Children in this country are something else.
As a postgraduate student, I used to work part time in M&S to earn/supplement my allowance. I hated the late shift during winter because it meant that you arrived around one pm or two and left around 10pm. This in itself was not too bad. I just put my head down and got on with it until it was closing time.
What got me was the walk to the bus stop afterwards. Management advised that female staff leave in groups
thus covering their asses so that you wouldn’t sue if you got raped because they cared for our well-being.
(That walk is metal in my mouth. I don’t know if this is what fear tastes like or if it is simply blood drawn from parts of my tongue which have my teeth clamped over them. The route to the bus stop is on a street flanked by buildings. It funnels the air, sharpening it into flints nicking at my flesh. My shoes are cheap ballet flats – I still cannot help converting prices to Naira in shops – and the cold coils itself around my feet with zeal, pulling tight. My legs are heavy after a while, boulders of ice. My body is shutting down from the feet up. I know my brain is sending a message: If I have to, I can do without you.
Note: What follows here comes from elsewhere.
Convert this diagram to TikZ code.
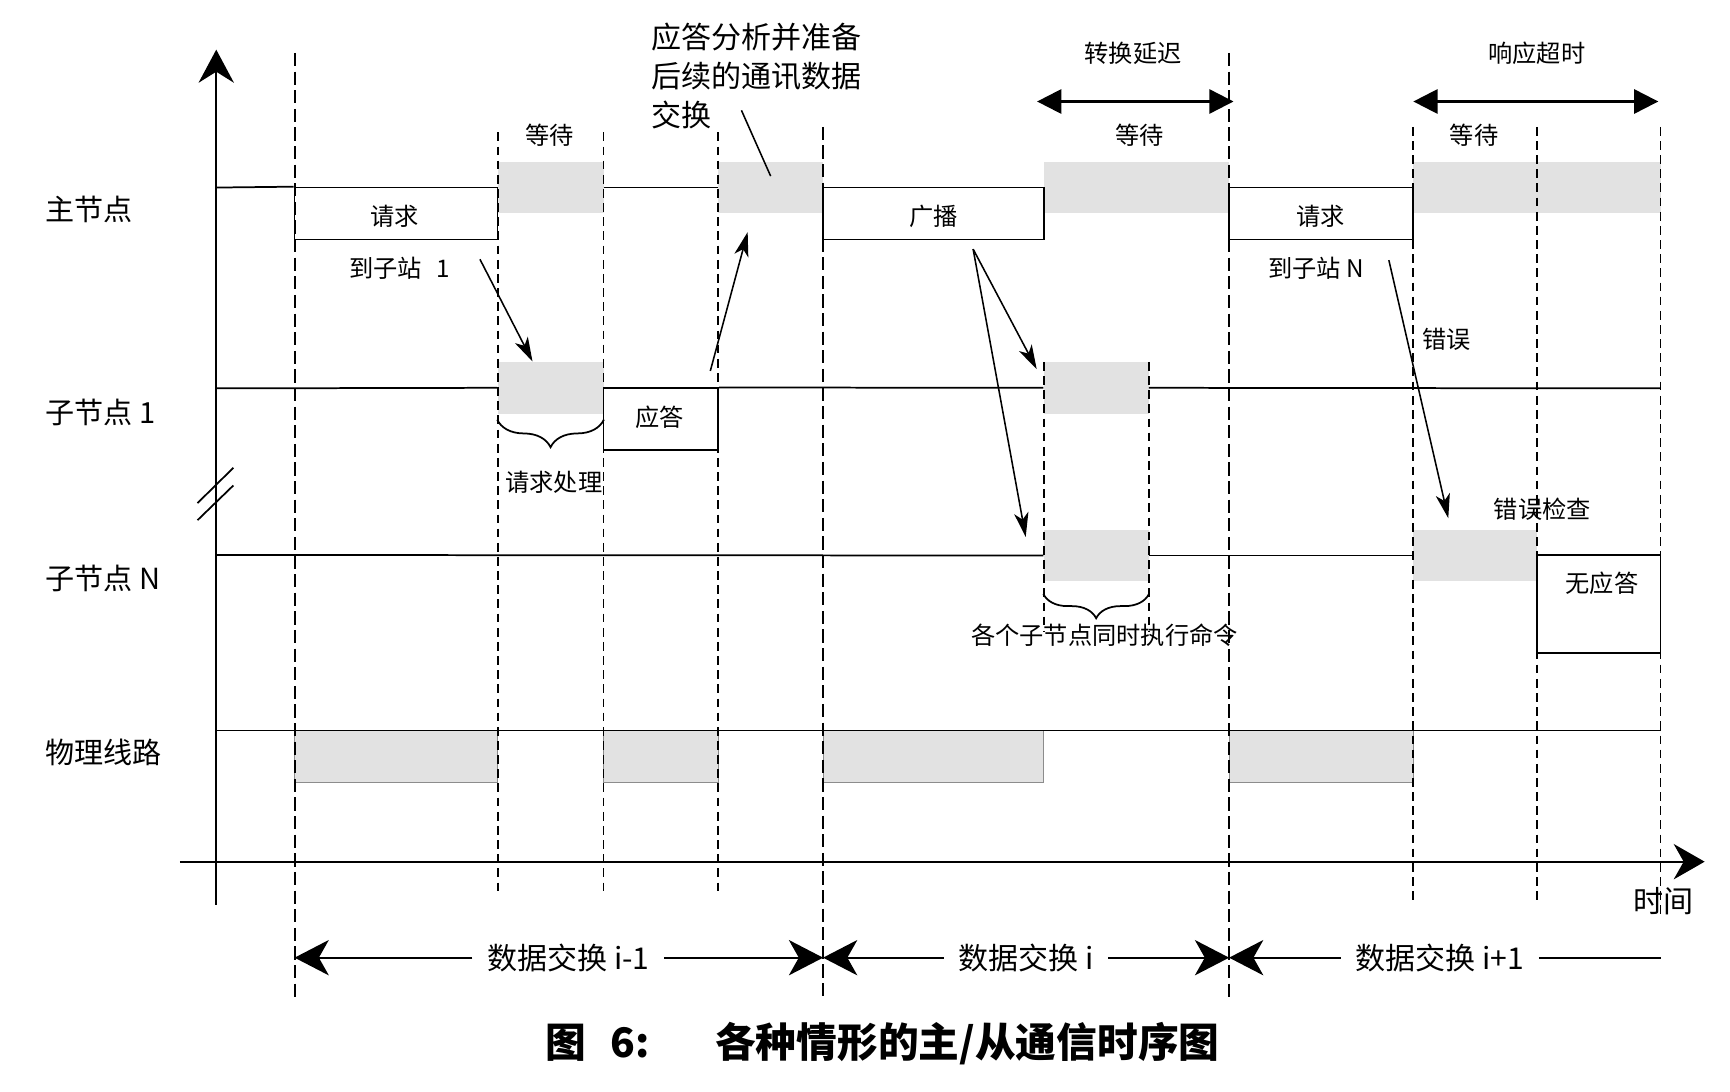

Then comes the waiting; half-hidden in the shadows of pillars, masked by the scent of others who have scarcely moved on from marking territories. Collar turned up against the wind, nose shielded in scarf, feeling every purposeful breath turn to liquid and before long, crystals on the cloth.
Finally the bus announces its arrival in the rattling of bolts, charging down the empty street. I step out of the shadows, putting a hand out into the pool of light spilling like liquid salvation on the road to perdition. Into the all-seeing fluorescence. I am safe. I am going home.)
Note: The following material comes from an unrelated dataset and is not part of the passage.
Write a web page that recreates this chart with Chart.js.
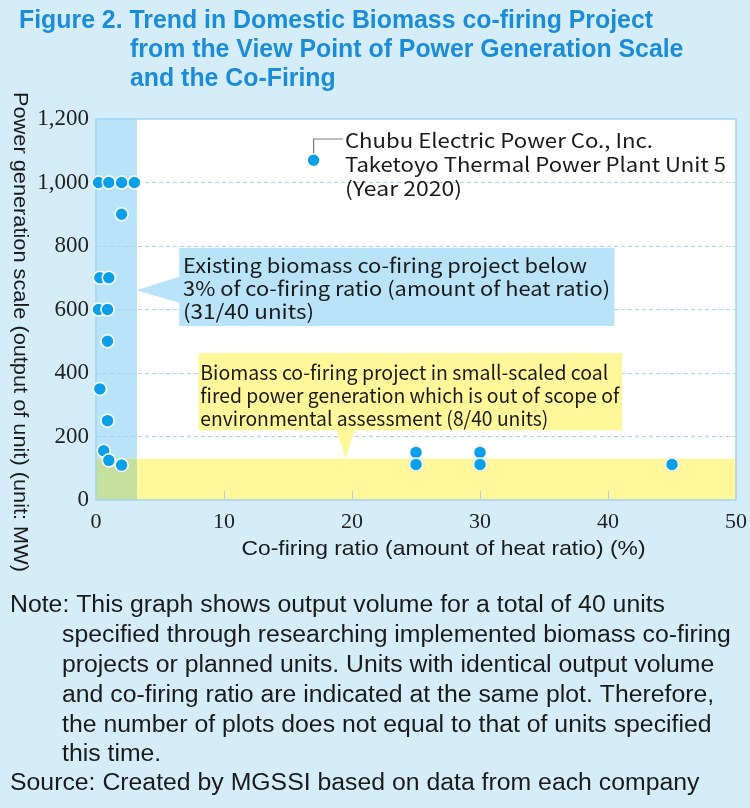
<!DOCTYPE html>
<html><head><meta charset="utf-8">
<script src="https://cdn.jsdelivr.net/npm/chart.js@4.4.1/dist/chart.umd.min.js"></script>
<style>
html,body{margin:0;padding:0;background:#d5edf9;}
#wrap{position:relative;width:750px;height:808px;}
canvas{display:block;}
</style></head><body>
<div id="wrap"><canvas id="c" width="750" height="808"></canvas></div>
<script>
// ---------- data ----------
const xAxisMin = 0, xAxisMax = 50, xStep = 10;
const yAxisMin = 0, yAxisMax = 1200, yStep = 200;

// existing projects below 3% co-firing ratio
const existingRatio  = [0.2, 1.0, 2.0, 3.0, 2.0, 0.3, 1.0, 0.2, 0.9, 0.9, 0.3, 0.9, 0.6, 1.0, 2.0];
const existingOutput = [1000,1000,1000,1000, 900, 700, 700, 600, 600, 500, 350, 250, 155, 125, 110];

// small-scaled coal projects (higher ratio)
const smallRatio  = [25, 25, 30, 30, 45];
const smallOutput = [150, 112, 150, 112, 112];

// Chubu Electric Taketoyo Unit 5
const chubuRatio  = [17];
const chubuOutput = [1070];

// shaded ranges (data units)
const blueBandRatio    = [0, 3.2];
const yellowBandOutput = [0, 130];

const titleLines = [
  "Figure 2. Trend in Domestic Biomass co-firing Project",
  "from the View Point of Power Generation Scale",
  "and the Co-Firing"
];
const xTitle = "Co-firing ratio (amount of heat ratio) (%)";
const yTitle = "Power generation scale (output of unit) (unit: MW)";
const chubuLabel = ["Chubu Electric Power Co., Inc.", "Taketoyo Thermal Power Plant Unit 5", "(Year 2020)"];
const blueNote = ["Existing biomass co-firing project below", "3% of co-firing ratio (amount of heat ratio)", "(31/40 units)"];
const yellowNote = ["Biomass co-firing project in small-scaled coal", "fired power generation which is out of scope of", "environmental assessment (8/40 units)"];
const noteLines = [
  "Note: This graph shows output volume for a total of 40 units",
  "specified through researching implemented biomass co-firing",
  "projects or planned units. Units with identical output volume",
  "and co-firing ratio are indicated at the same plot. Therefore,",
  "the number of plots does not equal to that of units specified",
  "this time."
];
const sourceLine = "Source: Created by MGSSI based on data from each company";

// ---------- layout (text widths in px, not data) ----------
const chubuWidths  = [308, 381, 117];
const blueWidths   = [404, 427, 131];
const yellowWidths = [408, 419, 348];

// ---------- helpers ----------
const toPts = (xs, ys) => xs.map((v, i) => ({x: v, y: ys[i]}));
function drawScaled(ctx, text, x, y, sx) {
  ctx.save(); ctx.translate(x, y); ctx.scale(sx, 1); ctx.fillText(text, 0, 0); ctx.restore();
}
function drawFit(ctx, text, x, y, w) {
  drawScaled(ctx, text, x, y, w / ctx.measureText(text).width);
}
function scaleFor(ctx, text, width) { return width / ctx.measureText(text).width; }

const COLORS = {
  page: '#d5edf9', blue: '#b9e3f8', yellow: '#fff799', overlap: '#c4df9e',
  point: '#0aa0e9', grid: '#a3d6f3', frame: '#9fd6f3', title: '#1b8dd8', text: '#1a1a1a'
};

const decor = {
  id: 'decor',
  beforeDraw(chart) {
    const {ctx, chartArea: a, scales: {x, y}} = chart;
    ctx.save();
    ctx.fillStyle = COLORS.page; ctx.fillRect(0, 0, chart.width, chart.height);
    ctx.fillStyle = '#ffffff'; ctx.fillRect(a.left, a.top, a.width, a.height);
    const bx0 = x.getPixelForValue(blueBandRatio[0]), bx1 = x.getPixelForValue(blueBandRatio[1]);
    const yt = y.getPixelForValue(yellowBandOutput[1]), yb = y.getPixelForValue(yellowBandOutput[0]);
    ctx.fillStyle = COLORS.blue; ctx.fillRect(bx0, a.top, bx1 - bx0, a.bottom - a.top);
    ctx.fillStyle = COLORS.yellow; ctx.fillRect(a.left, yt, a.right - a.left, yb - yt);
    ctx.fillStyle = COLORS.overlap; ctx.fillRect(bx0, yt, bx1 - bx0, yb - yt);
    ctx.restore();
  },
  beforeDatasetsDraw(chart) {
    const {ctx, chartArea: a, scales: {x, y}} = chart;
    const X = v => x.getPixelForValue(v), Y = v => y.getPixelForValue(v);
    ctx.save();
    // frame
    ctx.strokeStyle = COLORS.frame; ctx.lineWidth = 1.5;
    ctx.strokeRect(a.left, a.top, a.width, a.height);
    // inner x tick marks
    ctx.strokeStyle = '#a9d2ea'; ctx.lineWidth = 1;
    x.ticks.forEach(t => {
      if (t.value === xAxisMin || t.value === xAxisMax) return;
      const px = Math.round(X(t.value)) + 0.5;
      ctx.beginPath(); ctx.moveTo(px, a.bottom); ctx.lineTo(px, a.bottom - 9); ctx.stroke();
    });
    // blue callout
    ctx.fillStyle = COLORS.blue;
    ctx.beginPath();
    ctx.moveTo(X(6.5), Y(794)); ctx.lineTo(X(40.5), Y(794)); ctx.lineTo(X(40.5), Y(548));
    ctx.lineTo(X(6.5), Y(548)); ctx.lineTo(X(6.5), Y(621)); ctx.lineTo(X(blueBandRatio[1]) - 1, Y(661));
    ctx.lineTo(X(6.5), Y(703)); ctx.closePath(); ctx.fill();
    // yellow callout
    ctx.fillStyle = COLORS.yellow;
    ctx.beginPath();
    ctx.moveTo(X(8.0), Y(463)); ctx.lineTo(X(41.1), Y(463)); ctx.lineTo(X(41.1), Y(220));
    ctx.lineTo(X(20.2), Y(220)); ctx.lineTo(X(19.5), Y(yellowBandOutput[1])); ctx.lineTo(X(18.8), Y(220));
    ctx.lineTo(X(8.0), Y(220)); ctx.closePath(); ctx.fill();
    // leader line for Chubu
    ctx.strokeStyle = '#7a7a7a'; ctx.lineWidth = 1.2;
    ctx.beginPath();
    ctx.moveTo(X(chubuRatio[0]), Y(chubuOutput[0])); ctx.lineTo(X(chubuRatio[0]), Y(1137)); ctx.lineTo(X(19.3), Y(1137));
    ctx.stroke();
    ctx.restore();
  },
  afterDraw(chart) {
    const {ctx, scales: {x, y}} = chart;
    const X = v => x.getPixelForValue(v);
    ctx.save();
    ctx.textBaseline = 'middle'; ctx.textAlign = 'left';
    // title
    ctx.fillStyle = COLORS.title;
    ctx.font = 'bold 25px "Liberation Sans", Arial, sans-serif';
    let sx = scaleFor(ctx, titleLines[0], 634);
    drawScaled(ctx, titleLines[0], 19, 21, sx);
    drawScaled(ctx, titleLines[1], 130, 50, sx);
    drawScaled(ctx, titleLines[2], 130, 79, sx);
    // annotation texts
    ctx.fillStyle = COLORS.text;
    ctx.font = '20px "Noto Sans CJK JP", "DejaVu Sans", sans-serif';
    blueNote.forEach((t, i) => drawFit(ctx, t, X(6.8), 265 + i * 23.3, blueWidths[i]));
    yellowNote.forEach((t, i) => drawFit(ctx, t, X(8.15), 372 + i * 23, yellowWidths[i]));
    chubuLabel.forEach((t, i) => drawFit(ctx, t, X(19.45), 140 + i * 24, chubuWidths[i]));
    // axis titles
    ctx.font = '21px "Liberation Sans", Arial, sans-serif';
    ctx.textAlign = 'center';
    sx = scaleFor(ctx, xTitle, 404);
    drawScaled(ctx, xTitle, (241 + 646) / 2, 549, sx);
    ctx.save();
    ctx.translate(20, 332); ctx.rotate(Math.PI / 2);
    const sy = scaleFor(ctx, yTitle, 480);
    drawScaled(ctx, yTitle, 0, 0, sy);
    ctx.restore();
    // notes
    ctx.textAlign = 'left';
    ctx.font = '23px "Liberation Sans", Arial, sans-serif';
    sx = scaleFor(ctx, noteLines[0], 655);
    noteLines.forEach((t, i) => drawScaled(ctx, t, i === 0 ? 10 : 62, 606 + i * 29.8, sx));
    drawScaled(ctx, sourceLine, 10, 784, sx);
    ctx.restore();
  }
};

new Chart(document.getElementById('c'), {
  type: 'scatter',
  data: {
    datasets: [
      {label: 'Existing (<3%)', data: toPts(existingRatio, existingOutput)},
      {label: 'Small-scaled', data: toPts(smallRatio, smallOutput)},
      {label: 'Chubu Taketoyo 5', data: toPts(chubuRatio, chubuOutput)}
    ].map(d => Object.assign(d, {
      backgroundColor: COLORS.point, borderColor: '#ffffff', borderWidth: 1.5,
      pointRadius: 6.5, pointHoverRadius: 6.5, clip: false
    }))
  },
  options: {
    responsive: false, animation: false, devicePixelRatio: 1,
    layout: {padding: {top: 119, right: 14, left: 0, bottom: 0}},
    plugins: {legend: {display: false}, tooltip: {enabled: false}},
    scales: {
      x: {
        type: 'linear', min: xAxisMin, max: xAxisMax,
        grid: {display: false},
        border: {display: false},
        ticks: {stepSize: xStep, padding: 1, color: '#222',
          font: {family: '"Liberation Serif", "DejaVu Serif", serif', size: 22}},
        afterFit(s) { s.height = 308; }
      },
      y: {
        type: 'linear', min: yAxisMin, max: yAxisMax,
        grid: {
          drawTicks: false, lineWidth: 1,
          color: c => (c.tick && (c.tick.value === yAxisMin || c.tick.value === yAxisMax)) ? 'rgba(0,0,0,0)' : COLORS.grid
        },
        border: {display: false, dash: [4, 3]},
        ticks: {stepSize: yStep, padding: 7, color: '#222',
          font: {family: '"Liberation Serif", "DejaVu Serif", serif', size: 23},
          callback: v => Number(v).toLocaleString('en-US')},
        afterFit(s) { s.width = 96; }
      }
    }
  },
  plugins: [decor]
});
</script>
</body></html>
So you can imagine my surprise when I got on the bus close to midnight and saw these two children – a girl and a boy – sitting as if it was their limo. My first thought was ‘What are these two doing on the bus at this time, biko nu? Isn’t you mother looking for you?’
I next wondered why people in the North of England seemed allergic to winter wear. I took in the girl’s pink tube top and a little pink skirt. The boy’s outfit of choice was a baggy t-shirt and trousers, offset by braces and a goldie-looking chain. (Ba-da-boom!) He had so many pimples; big ones, small ones, pointed ones, all red, fighting for prominence on his face. He looked about 11, the girl – also wearing braces – nine. They were so thin, it was hard to imagine that they couldn’t feel the cold. I felt sorry for them, for their poor mother working X jobs, and so tired that she didn’t even know when her kids snuck out for midnight bus rides.
That was until I noticed that the girl was sitting on the boy’s twiggy laps in a manner that was not sibling-compliant. I didn’t have time to dwell. The boy pulled the girl down by her neck and opened his mouth on hers.
Kristi mee ebere.
I could hear their tongues ‘Piyokom, Piyokom‘. Coupled with the braces it was as if eels were fighting with cutlery. I looked at the three other audience members. Nobody batted an eyelid. I felt shame cover me. Like a true Igbo girl who sees ihe aruru ala that she is not supposed to see, I started to avert my gaze. I caught myself.
There I was in my 20s about to avert my gaze because a nine and an 11-year-old were busy mia-ling onu n’ime ndeli instead of gong to bed, perhaps having dreams of stealing back Nasco wafers from their teacher’s drawer? Asi asi! I sat down.
Piyokom! Piyokom! Kpakam! Kpakam! Went the lips and braces.
The next thing happened in slow motion.
(Behold!) The boy’s arm came up, sliding over the girl’s exposed belly and into her tube top. He twiddled away much in the same way as one would a radio knob.
It was either keep watching or get off and walk the rest of the way home. The girl didn’t have any breasts.
I pressed the bell.
Gwam Gwam Gwam: Did our ancestors kiss?
I’ve often wondered about that. I know I joke about Igbo men and sex but I don’t think our ancestors were unskilled in the art of foreplay. Say a man – let’s call him Okonkwo – wanted to make love to his wife, I don’t think he went: “Bia nwanyi a. Ihe gi n’agu m. Dinalu ala.” (Actually maybe THAT Okonkwo might have done.)
I like to believe there must have been some …you know…time wasting elements involved. But what could it have been? And if it was kissing, how did they do it? Eskimo? French? Or some other Igbo Karma Sutra form that has died out due to (Christian) prudish attitudes?
I for one don’t think it was any kind of kissing. Saliva is called ‘Aso mmili’ – ‘Taboo water’, unless you take the other meaning for ‘Aso’ – ‘Sacred’. This meaning is more beautiful and might mean that exchanging saliva was not to be taken lightly. You only did it with peope you cherished.
Nah. I think it’s ‘Taboo’.
I can’t see my grannies swapping spit for any reason, cherished or not.